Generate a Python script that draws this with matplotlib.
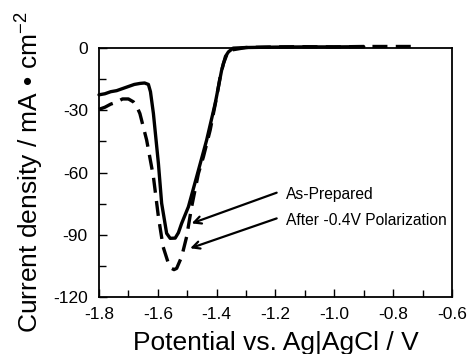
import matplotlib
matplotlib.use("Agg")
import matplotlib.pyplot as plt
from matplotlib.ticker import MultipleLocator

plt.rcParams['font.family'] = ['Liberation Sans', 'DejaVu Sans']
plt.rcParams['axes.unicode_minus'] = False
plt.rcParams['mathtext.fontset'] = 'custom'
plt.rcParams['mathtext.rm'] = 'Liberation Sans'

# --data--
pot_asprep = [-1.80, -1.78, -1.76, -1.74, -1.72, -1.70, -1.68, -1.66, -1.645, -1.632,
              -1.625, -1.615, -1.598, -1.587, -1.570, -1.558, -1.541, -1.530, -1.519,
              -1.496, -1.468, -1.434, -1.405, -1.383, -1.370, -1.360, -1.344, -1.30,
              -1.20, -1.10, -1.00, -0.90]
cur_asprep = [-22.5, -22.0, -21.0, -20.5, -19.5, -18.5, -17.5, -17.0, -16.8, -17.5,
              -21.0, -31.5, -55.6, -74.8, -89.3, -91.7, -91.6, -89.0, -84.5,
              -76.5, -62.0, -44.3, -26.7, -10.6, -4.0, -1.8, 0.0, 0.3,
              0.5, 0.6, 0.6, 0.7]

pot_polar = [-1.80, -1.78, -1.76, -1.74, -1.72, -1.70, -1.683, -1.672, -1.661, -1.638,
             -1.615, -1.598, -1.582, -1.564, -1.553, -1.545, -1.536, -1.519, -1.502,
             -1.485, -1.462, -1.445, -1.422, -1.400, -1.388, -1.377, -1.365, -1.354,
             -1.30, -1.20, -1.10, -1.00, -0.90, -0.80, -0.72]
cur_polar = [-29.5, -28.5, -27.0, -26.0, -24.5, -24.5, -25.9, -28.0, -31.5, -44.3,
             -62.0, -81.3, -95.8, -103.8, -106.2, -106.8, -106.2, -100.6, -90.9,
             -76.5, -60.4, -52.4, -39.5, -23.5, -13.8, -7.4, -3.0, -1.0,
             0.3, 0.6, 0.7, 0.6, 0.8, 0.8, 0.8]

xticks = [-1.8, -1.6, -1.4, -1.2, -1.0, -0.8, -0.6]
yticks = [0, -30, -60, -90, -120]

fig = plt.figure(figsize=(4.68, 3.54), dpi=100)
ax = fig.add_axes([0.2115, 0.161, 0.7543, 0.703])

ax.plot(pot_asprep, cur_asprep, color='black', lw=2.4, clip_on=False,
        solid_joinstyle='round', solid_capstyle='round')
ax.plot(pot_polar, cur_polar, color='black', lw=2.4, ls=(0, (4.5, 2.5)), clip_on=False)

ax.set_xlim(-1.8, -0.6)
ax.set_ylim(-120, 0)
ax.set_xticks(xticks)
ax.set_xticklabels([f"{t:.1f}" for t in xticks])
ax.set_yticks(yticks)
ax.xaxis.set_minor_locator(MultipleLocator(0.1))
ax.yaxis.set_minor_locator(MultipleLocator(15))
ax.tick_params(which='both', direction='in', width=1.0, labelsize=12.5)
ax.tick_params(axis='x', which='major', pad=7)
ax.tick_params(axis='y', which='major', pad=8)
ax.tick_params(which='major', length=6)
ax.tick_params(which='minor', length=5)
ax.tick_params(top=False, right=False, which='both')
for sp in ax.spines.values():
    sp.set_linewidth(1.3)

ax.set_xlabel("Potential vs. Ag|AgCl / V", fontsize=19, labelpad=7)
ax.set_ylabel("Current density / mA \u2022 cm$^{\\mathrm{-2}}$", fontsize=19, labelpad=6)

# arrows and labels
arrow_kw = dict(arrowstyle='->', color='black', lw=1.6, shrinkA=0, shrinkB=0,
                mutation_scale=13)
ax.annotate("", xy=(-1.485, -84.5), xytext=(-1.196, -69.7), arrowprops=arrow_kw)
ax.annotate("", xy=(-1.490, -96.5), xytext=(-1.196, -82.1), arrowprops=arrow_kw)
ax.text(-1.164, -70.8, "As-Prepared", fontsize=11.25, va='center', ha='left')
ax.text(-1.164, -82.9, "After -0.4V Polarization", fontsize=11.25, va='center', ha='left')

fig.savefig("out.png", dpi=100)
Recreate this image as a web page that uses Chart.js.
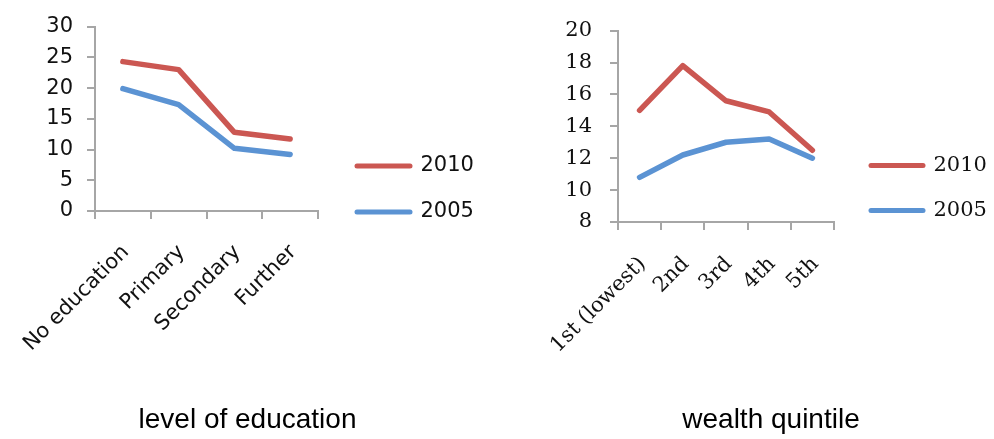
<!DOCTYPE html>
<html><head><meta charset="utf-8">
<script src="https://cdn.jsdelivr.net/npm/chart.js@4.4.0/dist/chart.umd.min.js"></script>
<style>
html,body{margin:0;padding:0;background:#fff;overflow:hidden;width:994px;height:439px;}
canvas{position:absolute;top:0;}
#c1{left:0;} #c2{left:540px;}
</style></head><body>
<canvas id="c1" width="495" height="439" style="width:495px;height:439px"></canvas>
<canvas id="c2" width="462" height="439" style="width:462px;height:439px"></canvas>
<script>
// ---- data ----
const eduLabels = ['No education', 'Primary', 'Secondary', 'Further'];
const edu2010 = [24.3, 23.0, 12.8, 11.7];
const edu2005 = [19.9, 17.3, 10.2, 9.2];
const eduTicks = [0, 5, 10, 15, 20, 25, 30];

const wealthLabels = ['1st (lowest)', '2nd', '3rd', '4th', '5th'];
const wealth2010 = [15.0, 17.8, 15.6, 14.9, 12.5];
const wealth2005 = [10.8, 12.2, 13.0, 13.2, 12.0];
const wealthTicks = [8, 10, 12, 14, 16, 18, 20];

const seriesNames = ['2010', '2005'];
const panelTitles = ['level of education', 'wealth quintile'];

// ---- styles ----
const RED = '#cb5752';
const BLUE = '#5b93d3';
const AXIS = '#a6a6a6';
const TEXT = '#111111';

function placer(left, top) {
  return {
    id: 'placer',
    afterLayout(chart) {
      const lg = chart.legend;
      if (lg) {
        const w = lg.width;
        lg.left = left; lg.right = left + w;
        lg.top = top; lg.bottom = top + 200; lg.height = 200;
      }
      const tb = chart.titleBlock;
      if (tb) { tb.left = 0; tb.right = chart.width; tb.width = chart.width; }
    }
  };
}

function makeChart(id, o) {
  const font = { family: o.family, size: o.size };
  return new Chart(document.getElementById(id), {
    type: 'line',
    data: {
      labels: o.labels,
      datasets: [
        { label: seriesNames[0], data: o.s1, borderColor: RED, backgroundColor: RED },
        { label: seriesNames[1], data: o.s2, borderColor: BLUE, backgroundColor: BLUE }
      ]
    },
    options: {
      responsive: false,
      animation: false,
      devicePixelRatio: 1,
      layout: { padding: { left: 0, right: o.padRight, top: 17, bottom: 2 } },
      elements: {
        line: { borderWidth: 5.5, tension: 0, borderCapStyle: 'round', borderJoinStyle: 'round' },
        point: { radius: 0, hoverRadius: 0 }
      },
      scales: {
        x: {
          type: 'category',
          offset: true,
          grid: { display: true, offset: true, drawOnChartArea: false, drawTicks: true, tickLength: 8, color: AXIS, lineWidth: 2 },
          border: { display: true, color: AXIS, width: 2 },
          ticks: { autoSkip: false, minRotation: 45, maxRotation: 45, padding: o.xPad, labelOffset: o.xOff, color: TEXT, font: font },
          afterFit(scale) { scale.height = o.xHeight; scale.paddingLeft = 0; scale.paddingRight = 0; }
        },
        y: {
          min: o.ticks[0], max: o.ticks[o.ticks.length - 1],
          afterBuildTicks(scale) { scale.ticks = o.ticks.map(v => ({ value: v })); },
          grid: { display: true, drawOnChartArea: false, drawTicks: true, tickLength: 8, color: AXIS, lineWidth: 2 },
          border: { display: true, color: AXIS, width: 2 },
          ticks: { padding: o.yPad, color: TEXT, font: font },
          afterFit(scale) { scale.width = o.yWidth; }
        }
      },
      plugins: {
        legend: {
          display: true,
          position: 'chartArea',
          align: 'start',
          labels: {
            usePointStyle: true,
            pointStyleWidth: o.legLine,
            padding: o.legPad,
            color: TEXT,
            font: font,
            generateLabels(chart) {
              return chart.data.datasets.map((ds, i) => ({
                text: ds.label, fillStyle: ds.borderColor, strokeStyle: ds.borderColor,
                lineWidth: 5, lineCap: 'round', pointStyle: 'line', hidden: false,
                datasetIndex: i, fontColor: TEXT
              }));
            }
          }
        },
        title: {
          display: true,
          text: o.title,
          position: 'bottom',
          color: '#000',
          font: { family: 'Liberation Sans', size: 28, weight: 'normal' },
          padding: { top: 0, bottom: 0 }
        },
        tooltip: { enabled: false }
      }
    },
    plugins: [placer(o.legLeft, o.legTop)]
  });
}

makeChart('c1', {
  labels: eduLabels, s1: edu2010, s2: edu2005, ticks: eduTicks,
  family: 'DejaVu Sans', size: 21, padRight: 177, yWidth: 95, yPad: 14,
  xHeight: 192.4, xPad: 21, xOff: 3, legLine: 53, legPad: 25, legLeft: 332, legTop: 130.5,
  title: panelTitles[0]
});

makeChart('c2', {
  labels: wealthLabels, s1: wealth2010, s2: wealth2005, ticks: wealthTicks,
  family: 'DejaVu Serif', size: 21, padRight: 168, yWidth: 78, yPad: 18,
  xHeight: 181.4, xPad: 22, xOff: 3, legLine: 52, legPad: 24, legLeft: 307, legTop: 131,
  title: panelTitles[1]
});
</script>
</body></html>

###

→ **Directions**:
Repeat only what runs from the first line of the records above to the line with "0.5, 0.6, 0.6, 0.7]", both included, word for word, minus the pictures.

→ **Solution to this task**:
Generate a Python script that draws this with matplotlib.
import matplotlib
matplotlib.use("Agg")
import matplotlib.pyplot as plt
from matplotlib.ticker import MultipleLocator

plt.rcParams['font.family'] = ['Liberation Sans', 'DejaVu Sans']
plt.rcParams['axes.unicode_minus'] = False
plt.rcParams['mathtext.fontset'] = 'custom'
plt.rcParams['mathtext.rm'] = 'Liberation Sans'

# --data--
pot_asprep = [-1.80, -1.78, -1.76, -1.74, -1.72, -1.70, -1.68, -1.66, -1.645, -1.632,
              -1.625, -1.615, -1.598, -1.587, -1.570, -1.558, -1.541, -1.530, -1.519,
              -1.496, -1.468, -1.434, -1.405, -1.383, -1.370, -1.360, -1.344, -1.30,
              -1.20, -1.10, -1.00, -0.90]
cur_asprep = [-22.5, -22.0, -21.0, -20.5, -19.5, -18.5, -17.5, -17.0, -16.8, -17.5,
              -21.0, -31.5, -55.6, -74.8, -89.3, -91.7, -91.6, -89.0, -84.5,
              -76.5, -62.0, -44.3, -26.7, -10.6, -4.0, -1.8, 0.0, 0.3,
              0.5, 0.6, 0.6, 0.7]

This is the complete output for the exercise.